Can I avoid realizing a gain by trading one stock for another? No. Selling one stock and buying another locks in the realized gain on the first sale. (An exception: a 1031 exchange in real estate can defer the tax, but it's complex and rarely applies to stocks.)
What if I have more unrealized losses than gains? You can deduct up to $3,000 of net capital losses against other income in a given year. Excess losses carry forward indefinitely to future years.
Should I always hold to defer tax? Not always. If an asset is overvalued or you need the cash, selling might be the right choice despite the tax. But if the asset has strong fundamentals and you don't need the cash, deferral through holding is usually optimal.

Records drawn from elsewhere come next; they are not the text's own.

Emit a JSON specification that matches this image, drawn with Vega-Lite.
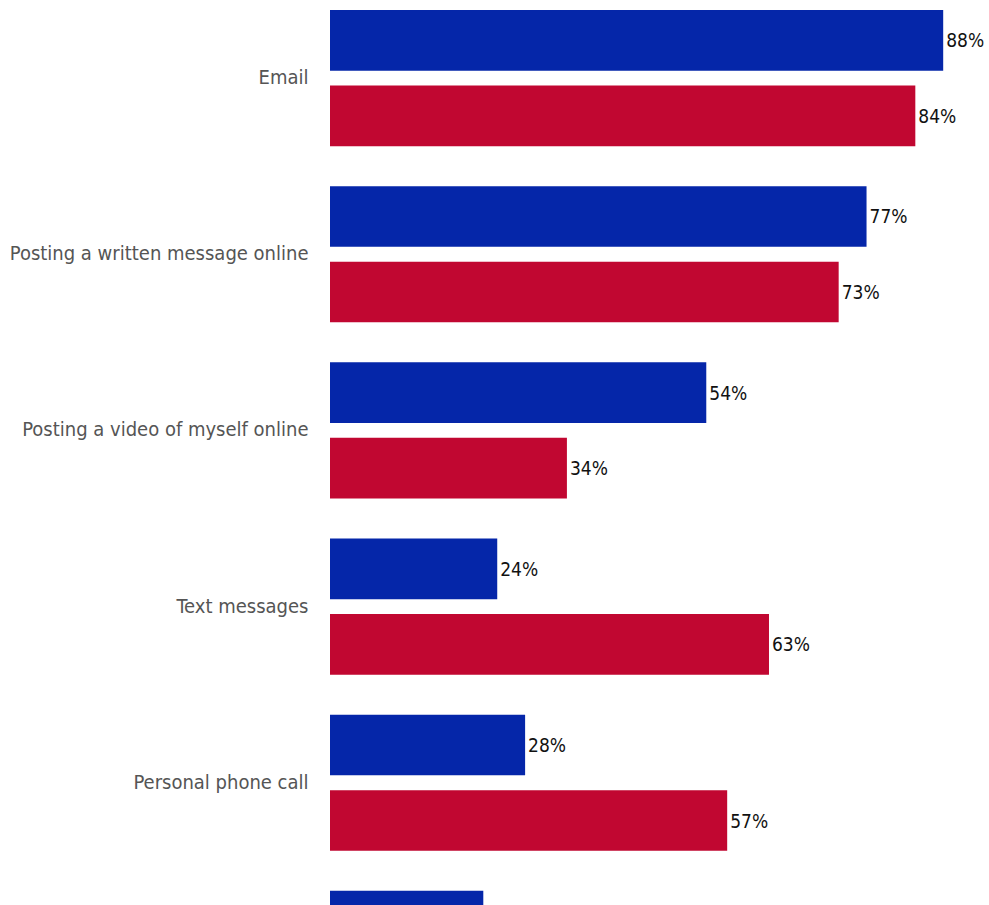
{
  "$schema": "https://vega.github.io/schema/vega-lite/v6.json",
  "autosize": "none",
  "padding": {"left": 330, "top": 0, "right": 0, "bottom": 0},
  "width": 655,
  "height": 1037,
  "background": "white",
  "config": {"view": {"stroke": null}},
  "data": {
    "values": [
      {"category": "Email", "series": "Series 1", "value": 0.88},
      {"category": "Email", "series": "Series 2", "value": 0.84},
      {"category": "Posting a written message online", "series": "Series 1", "value": 0.77},
      {"category": "Posting a written message online", "series": "Series 2", "value": 0.73},
      {"category": "Posting a video of myself online", "series": "Series 1", "value": 0.54},
      {"category": "Posting a video of myself online", "series": "Series 2", "value": 0.34},
      {"category": "Text messages", "series": "Series 1", "value": 0.24},
      {"category": "Text messages", "series": "Series 2", "value": 0.63},
      {"category": "Personal phone call", "series": "Series 1", "value": 0.28},
      {"category": "Personal phone call", "series": "Series 2", "value": 0.57},
      {"category": "Other", "series": "Series 1", "value": 0.22}
    ]
  },
  "encoding": {
    "y": {
      "field": "category", "type": "nominal", "sort": null,
      "scale": {"paddingInner": 0.227, "paddingOuter": 0.0568},
      "axis": {"title": null, "ticks": false, "domain": false, "labelPadding": 22, "labelFontSize": 20, "labelColor": "#555555", "labelFont": "DejaVu Sans Condensed, Liberation Sans Narrow, sans-serif", "labelLimit": 400}
    },
    "yOffset": {
      "field": "series", "type": "nominal", "sort": ["Series 1", "Series 2"],
      "scale": {"paddingInner": 0.197, "paddingOuter": 0}
    },
    "x": {
      "field": "value", "type": "quantitative",
      "scale": {"domain": [0, 0.94], "nice": false},
      "axis": null
    }
  },
  "layer": [
    {
      "mark": {"type": "bar"},
      "encoding": {
        "color": {
          "field": "series", "type": "nominal",
          "scale": {"domain": ["Series 1", "Series 2"], "range": ["#0526A9", "#C10731"]},
          "legend": null
        }
      }
    },
    {
      "mark": {"type": "text", "align": "left", "baseline": "middle", "dx": 3, "dy": 1, "fontSize": 19, "font": "DejaVu Sans Condensed, Liberation Sans Narrow, sans-serif", "color": "#111111"},
      "encoding": {
        "text": {"field": "value", "type": "quantitative", "format": ".0%"}
      }
    }
  ]
}
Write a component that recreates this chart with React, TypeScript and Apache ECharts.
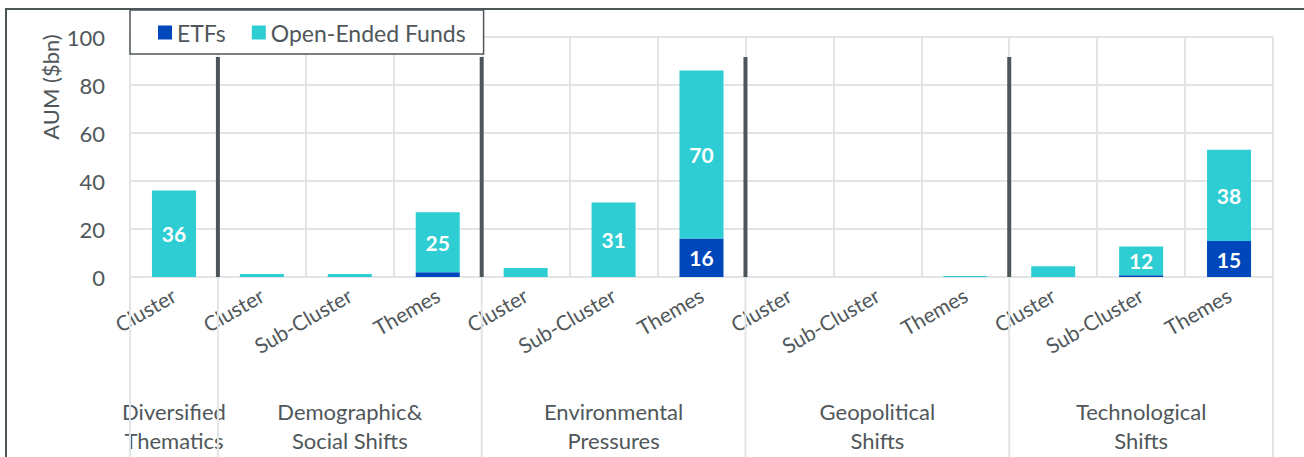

Can I claim a charitable deduction for an unrealized gain? No. But if you donate appreciated stock to charity, you avoid realizing the gain and still receive a charitable deduction for the fair market value of the stock. That's often better than a deduction.
Related concepts
- What Is a Capital Gain?
- Short-Term Capital Gains Rates
- Long-Term Capital Gains Rates
- The One-Year Holding Period
- Tax-Loss Harvesting
- Glossary
Summary
An unrealized gain is profit locked in your asset but not yet taxed. A realized gain occurs when you sell and must be reported to the IRS and taxed in that year. This distinction is foundational: unrealized gains compound untaxed over decades, while realized gains trigger immediate tax. The difference between the two is the source of powerful tax strategies like holding appreciated assets until death, tax-loss harvesting, and donating appreciated securities to charity instead of selling them. Mastering the timing of realization is one of the highest-leverage decisions in investment tax planning.